Полвека пронеслись как один миг. Менялись власти, распадались империи и возникали содружества, в унылую уездную жизнь вторгались орды мигрантов и технический прогресс, но аксиомы работали. Финоген без конца покупал, менял, расселял, прикармливал и дожил до того дня, когда уже все было и ничего больше не требовалось. И не хотелось. Дом — полная чаша, надежно размещены капиталы и удачно пристроены дети, выплывшие в большой международный бизнес. Финоген Семенович хандрил — желать оставалось нечего.

И тут случилось чудо! Сотворили его три абсолютно замухрышечных Свидетеля Иеговы, даже не уполномоченные их шарлатанским начальством на подобный подвиг. Расписанный под хохлому "Майбах" Финогена на минутку остановился у центрального городского парка — босс затребовал "Эскимо", которое продавалось в единственном уцелевшем в вихре перестройки киоске.

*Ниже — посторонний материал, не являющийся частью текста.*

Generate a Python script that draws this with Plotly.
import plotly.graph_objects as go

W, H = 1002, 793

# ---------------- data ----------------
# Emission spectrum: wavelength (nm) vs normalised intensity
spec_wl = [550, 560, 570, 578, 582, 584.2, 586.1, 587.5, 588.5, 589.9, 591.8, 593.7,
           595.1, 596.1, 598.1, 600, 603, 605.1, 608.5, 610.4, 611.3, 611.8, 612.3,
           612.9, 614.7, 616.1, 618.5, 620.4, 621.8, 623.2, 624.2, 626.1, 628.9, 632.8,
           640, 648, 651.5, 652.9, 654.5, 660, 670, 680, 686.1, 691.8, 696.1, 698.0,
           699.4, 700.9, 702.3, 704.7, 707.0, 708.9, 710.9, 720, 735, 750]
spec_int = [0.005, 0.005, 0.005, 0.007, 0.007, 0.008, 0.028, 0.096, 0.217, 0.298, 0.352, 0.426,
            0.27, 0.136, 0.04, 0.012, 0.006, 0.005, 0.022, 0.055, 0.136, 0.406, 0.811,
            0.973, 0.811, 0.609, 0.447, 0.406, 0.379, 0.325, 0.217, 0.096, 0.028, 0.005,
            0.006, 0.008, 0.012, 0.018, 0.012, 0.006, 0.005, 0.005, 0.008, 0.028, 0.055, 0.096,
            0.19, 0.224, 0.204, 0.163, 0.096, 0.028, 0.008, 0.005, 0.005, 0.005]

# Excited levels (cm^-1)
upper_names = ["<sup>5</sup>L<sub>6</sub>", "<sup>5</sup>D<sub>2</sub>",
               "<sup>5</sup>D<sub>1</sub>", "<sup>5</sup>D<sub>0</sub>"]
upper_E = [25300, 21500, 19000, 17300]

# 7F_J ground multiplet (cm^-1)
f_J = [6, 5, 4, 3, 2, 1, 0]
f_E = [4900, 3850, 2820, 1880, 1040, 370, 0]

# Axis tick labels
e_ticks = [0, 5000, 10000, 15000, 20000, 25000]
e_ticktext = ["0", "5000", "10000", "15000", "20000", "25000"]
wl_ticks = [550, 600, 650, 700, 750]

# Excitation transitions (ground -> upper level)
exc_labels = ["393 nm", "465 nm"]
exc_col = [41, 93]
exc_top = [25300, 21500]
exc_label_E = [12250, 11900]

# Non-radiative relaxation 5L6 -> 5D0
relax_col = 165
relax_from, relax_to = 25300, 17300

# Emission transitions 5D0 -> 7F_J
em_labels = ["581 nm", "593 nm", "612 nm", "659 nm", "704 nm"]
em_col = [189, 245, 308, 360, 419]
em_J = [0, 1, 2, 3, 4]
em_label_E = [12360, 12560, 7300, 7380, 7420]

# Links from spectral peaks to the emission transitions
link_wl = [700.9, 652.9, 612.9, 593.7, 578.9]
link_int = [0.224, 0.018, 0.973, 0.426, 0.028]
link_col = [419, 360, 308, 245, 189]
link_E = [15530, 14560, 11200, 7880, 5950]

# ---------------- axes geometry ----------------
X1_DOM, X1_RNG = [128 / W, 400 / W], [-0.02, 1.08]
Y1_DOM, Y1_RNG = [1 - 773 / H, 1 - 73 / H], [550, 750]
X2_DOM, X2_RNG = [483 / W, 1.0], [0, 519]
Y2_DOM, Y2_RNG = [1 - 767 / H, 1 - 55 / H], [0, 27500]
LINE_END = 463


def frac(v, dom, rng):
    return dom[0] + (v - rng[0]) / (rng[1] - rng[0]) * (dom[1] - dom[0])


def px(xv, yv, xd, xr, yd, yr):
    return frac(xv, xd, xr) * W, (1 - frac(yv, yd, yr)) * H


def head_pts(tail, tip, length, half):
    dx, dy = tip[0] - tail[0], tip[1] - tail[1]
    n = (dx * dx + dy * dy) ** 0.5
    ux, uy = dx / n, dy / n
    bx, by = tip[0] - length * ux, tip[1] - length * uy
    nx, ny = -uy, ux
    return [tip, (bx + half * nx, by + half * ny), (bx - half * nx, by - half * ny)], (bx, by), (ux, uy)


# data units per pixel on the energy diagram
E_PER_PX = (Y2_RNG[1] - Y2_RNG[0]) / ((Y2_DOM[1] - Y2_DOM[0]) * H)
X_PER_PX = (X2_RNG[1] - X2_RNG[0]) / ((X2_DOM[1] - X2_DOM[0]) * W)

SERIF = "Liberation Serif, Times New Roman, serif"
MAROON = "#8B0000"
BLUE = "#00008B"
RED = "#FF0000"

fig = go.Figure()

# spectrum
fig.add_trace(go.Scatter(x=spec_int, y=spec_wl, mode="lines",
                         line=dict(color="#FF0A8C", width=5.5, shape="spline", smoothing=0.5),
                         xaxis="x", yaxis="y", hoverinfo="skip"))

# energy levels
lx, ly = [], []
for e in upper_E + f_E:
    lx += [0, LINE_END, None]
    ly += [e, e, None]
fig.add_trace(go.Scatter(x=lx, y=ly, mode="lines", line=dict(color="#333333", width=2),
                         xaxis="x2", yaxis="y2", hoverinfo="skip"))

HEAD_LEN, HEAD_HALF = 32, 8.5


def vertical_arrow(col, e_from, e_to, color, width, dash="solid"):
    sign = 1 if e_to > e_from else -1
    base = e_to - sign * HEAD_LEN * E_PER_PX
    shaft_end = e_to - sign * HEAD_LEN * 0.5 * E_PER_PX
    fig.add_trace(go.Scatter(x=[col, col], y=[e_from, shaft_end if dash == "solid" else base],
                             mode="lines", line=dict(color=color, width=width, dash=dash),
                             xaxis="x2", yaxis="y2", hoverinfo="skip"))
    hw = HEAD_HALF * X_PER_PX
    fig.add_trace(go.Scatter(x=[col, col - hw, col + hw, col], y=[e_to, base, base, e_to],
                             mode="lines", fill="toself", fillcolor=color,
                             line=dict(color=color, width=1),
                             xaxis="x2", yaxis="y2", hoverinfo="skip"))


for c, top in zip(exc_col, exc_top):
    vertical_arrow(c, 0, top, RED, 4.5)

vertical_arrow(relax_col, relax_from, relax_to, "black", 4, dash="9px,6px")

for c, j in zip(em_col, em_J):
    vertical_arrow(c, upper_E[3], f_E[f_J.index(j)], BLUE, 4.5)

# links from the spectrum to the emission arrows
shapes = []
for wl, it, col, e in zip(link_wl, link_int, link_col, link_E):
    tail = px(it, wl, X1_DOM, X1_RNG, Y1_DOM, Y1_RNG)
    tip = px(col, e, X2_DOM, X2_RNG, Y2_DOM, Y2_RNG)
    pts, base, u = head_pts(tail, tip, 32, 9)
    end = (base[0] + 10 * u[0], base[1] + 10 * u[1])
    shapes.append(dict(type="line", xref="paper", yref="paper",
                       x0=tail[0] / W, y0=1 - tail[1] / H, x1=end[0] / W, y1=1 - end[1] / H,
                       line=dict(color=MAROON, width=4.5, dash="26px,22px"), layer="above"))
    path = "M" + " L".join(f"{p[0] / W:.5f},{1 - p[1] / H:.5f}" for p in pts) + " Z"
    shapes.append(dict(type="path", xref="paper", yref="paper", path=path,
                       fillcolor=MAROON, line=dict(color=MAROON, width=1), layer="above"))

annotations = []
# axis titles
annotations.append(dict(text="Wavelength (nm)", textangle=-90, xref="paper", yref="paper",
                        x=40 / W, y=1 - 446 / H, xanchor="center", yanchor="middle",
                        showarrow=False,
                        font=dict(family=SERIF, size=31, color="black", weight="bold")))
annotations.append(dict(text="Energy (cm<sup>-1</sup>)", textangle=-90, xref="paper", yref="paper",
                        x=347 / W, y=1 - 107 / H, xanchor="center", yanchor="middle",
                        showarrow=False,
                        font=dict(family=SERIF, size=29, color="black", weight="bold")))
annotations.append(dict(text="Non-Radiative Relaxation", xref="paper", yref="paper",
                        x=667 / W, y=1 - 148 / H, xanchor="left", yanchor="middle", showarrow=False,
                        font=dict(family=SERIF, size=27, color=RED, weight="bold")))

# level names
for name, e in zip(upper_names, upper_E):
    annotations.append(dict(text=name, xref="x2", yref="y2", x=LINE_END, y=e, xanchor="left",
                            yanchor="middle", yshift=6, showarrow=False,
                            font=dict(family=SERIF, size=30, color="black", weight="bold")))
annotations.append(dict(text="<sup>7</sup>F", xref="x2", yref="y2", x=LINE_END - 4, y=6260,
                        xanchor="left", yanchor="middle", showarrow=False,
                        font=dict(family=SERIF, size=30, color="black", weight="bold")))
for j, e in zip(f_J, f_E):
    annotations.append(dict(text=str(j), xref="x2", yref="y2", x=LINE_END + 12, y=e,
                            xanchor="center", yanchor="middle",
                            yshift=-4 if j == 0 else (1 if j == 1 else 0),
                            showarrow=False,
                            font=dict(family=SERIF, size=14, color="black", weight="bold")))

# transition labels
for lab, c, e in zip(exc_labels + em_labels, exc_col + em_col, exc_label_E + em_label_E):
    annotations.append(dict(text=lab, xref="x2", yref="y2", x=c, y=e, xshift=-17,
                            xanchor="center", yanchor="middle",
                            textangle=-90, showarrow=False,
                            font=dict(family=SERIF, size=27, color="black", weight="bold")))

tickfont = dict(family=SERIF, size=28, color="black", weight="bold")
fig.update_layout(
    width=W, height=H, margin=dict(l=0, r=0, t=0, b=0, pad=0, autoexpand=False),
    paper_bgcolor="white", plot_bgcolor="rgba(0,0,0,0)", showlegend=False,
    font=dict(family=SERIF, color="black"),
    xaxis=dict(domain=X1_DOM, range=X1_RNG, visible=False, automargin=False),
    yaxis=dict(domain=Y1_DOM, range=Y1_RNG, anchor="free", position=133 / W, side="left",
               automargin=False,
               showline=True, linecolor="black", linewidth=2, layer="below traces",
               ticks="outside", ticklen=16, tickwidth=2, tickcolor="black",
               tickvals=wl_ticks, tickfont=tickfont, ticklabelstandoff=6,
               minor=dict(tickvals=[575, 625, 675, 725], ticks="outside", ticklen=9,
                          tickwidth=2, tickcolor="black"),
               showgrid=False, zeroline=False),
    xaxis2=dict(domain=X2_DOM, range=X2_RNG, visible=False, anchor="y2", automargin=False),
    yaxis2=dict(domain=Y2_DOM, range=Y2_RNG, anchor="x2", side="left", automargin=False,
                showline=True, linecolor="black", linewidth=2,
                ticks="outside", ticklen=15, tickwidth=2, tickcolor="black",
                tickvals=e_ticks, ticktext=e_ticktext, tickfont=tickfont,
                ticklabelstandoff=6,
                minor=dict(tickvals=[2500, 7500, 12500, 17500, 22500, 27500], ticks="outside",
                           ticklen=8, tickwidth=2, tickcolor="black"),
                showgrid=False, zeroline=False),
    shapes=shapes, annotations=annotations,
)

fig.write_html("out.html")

Привычные сумерки сознания Свидетелей помешали им трезво оценить обстановку, они выстроились клином и храбро полетели на не спасенного пока Финогена. То ли воистину Бог хранит сумасшедших, то ли будущий завхоз почувствовал руку провидения, только Свидетели выжили, а богатейший человек города стал обладателем брошюры под интригующим названием "Царствие Небесное".

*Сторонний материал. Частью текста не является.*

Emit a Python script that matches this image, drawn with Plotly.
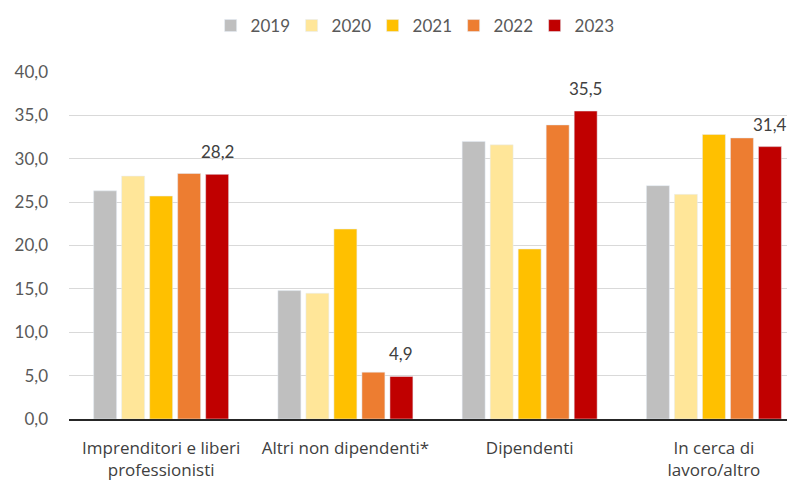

Дальше обложки не привыкший тратить время на глупости Финоген читать не стал, но и этого было достаточно. Он уже точно знал, чего ему не достает в жизни: райских кущ, молочных рек или хотя бы уверенности в том, что они для Финогена Семеновича зарезервированы. Первое собеседование с батюшкой показало, однако, что не все так просто. Отец Андрей озвучил знаменитую притчу о богатстве и игольном ушке, испытующе глянул на олигарха и осторожно заметил, что выплата десятины за все пропущенные годы могла бы значительно ускорить дело. Но Финоген пока не торопился в лучший, но все де незнакомый мир. Как человек практичный и экономный, он взял неделю на раздумье и засел за Святое Писание в поисках менее болезненных вариантов. Озарение настигло его сразу же: Финоген Семенович понял, что он — верный кандидат по статье "блаженные нищие духом". Он давно уже ничего не хотел и ничему не был рад, осталось только разбавить это дополнительной простой и смирением. Так Финоген Семенович стал завхозом школы с углубленным изучением языков: скромно, но вполне сочетаемо с привычной деятельностью. Те же люди, те же задачи.

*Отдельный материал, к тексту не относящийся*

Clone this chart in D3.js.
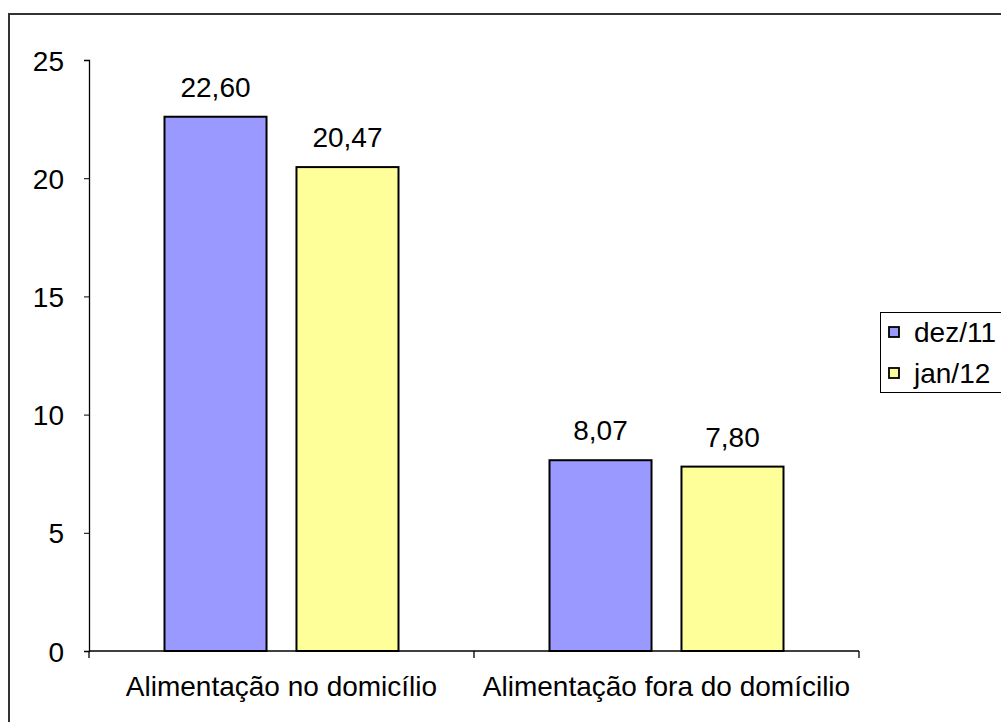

Украсив собой слаженный коллектив работников образования, самородок от финансов уже в самом скором времени стал истинным хозяином школы. До назначения Поленко без согласования с завхозом не решалось ни одно дело, будь то приобретение макета звездного неба в натуральную величину для кабинета физики или создание очередного фонда для покрытия подобных экстренных нужд.

Сейчас впервые за пятилетку Финоген Семенович почувствовал некоторое оживление, его седые мохнатые брови уже начали свое движение к переносице, спина распрямилась, чего не случалось со времен лихих девяностых, а все помыслы переместились в сферу уничтожения врага. Созревала четвертая аксиома дельца наивысшего порядка, которую на другом конце Земного шара в то же самое время в муках рождал президент свободных штатов: в целях профилактики нападай первым. Не важно, если противник еще и сам не знает, что он против; превентивная атака гарантировано избавит его от таких вредных мыслей, и то если он, конечно, уцелеет. Финоген Семенович, завхоз и миллионер, понял, что надо действовать.

Для начала необходимо было выяснить, каким ураганом бравого авиатора занесло в лучшую в городе гимназию. Разыгрался он явно неслучайно, ибо на ниве образования Поленко был зеленый салага, без признаков опыта по части сложной комбинаторики школьной жизни. Вычислить розу ветров и найти, откуда дуло, завхоз поклялся самолично. Сейчас покровителям Поленко, где бы они не находились, по всему суждено было обыкаться, так часто и так нелитературно их поминали.

На том и порешили: красавец-химик обещал пораспрашивать державную матушку, Финоген Семенович — потрясти частный капитал, а "Могучая Кучка" и Ко возлагали большие надежды на Районо, ведущий центр слухов и сплетен по области. Леонида Серафимовича обложили со всех сторон, штат его врагов рос в геометрической прогрессии. И это еще до того, как он столкнулся с самой коварной и непредсказуемой силой возглавленного им рассадника знаний — родительским комитетом и непосредственно дорогими детишками.

До этого момента ему оставались считанные часы.